7. Kant Wanted Stability. Nietzsche Wanted Revolution.
Kant’s whole project was about creating order. A moral system that stood strong, no matter the chaos of the world.
Nietzsche? He wanted to set fire to the whole thing. He thought traditional morality was built on fear and decay.
It kept people tame, small. He wanted something new—something beyond good and evil.
Table Summary
Kant | Nietzsche |
---|---|
Morality is universal | Morality is a human invention |
Reason rules everything | Instincts and power drive us |
Free will exists | People are ruled by unseen forces |
Truth is absolute | Truth is a weapon |
The world is unknowable (“Ding-an-Sich”) | The world is yours to shape (“Will to Power”) |
Universal rules apply to all | The strong create their own rules |
Stability is good | Destruction is necessary |
So Who Was Right?
Depends on how much you like being lied to.

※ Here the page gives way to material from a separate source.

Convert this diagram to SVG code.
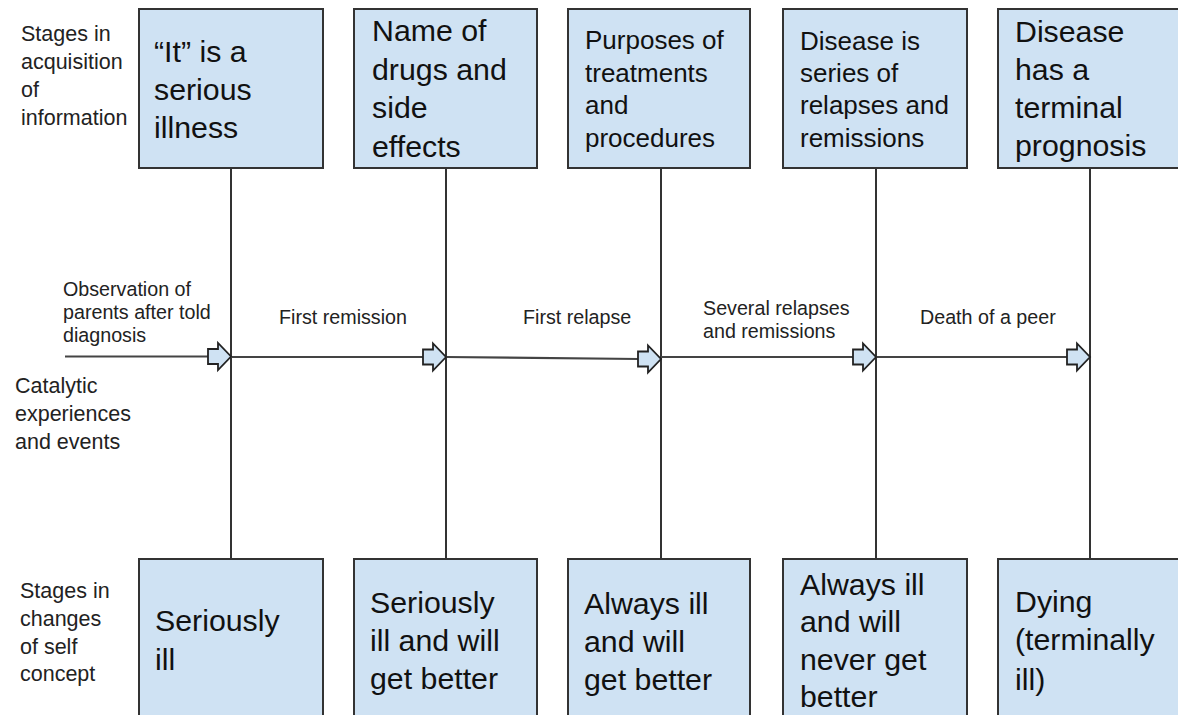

Kant would have had you believe that morality is eternal, that reason can guide you, that truth is out there like a bright, shining beacon.
But look around. Do you see that? Or do you see people fighting, lying, scheming—using morality like a leash?
Nietzsche didn’t just hate Kant. He wanted to bury him.
And maybe he did. Kant’s ideas still float around, dressed up in academic robes, but they don’t have the same bite.
Nietzsche? He’s still out there, whispering in the ears of anyone who’s ever questioned the rules, anyone who’s ever wanted to break free.
And if you just felt a little uncomfortable, a little excited reading that—congratulations. Nietzsche got to you too.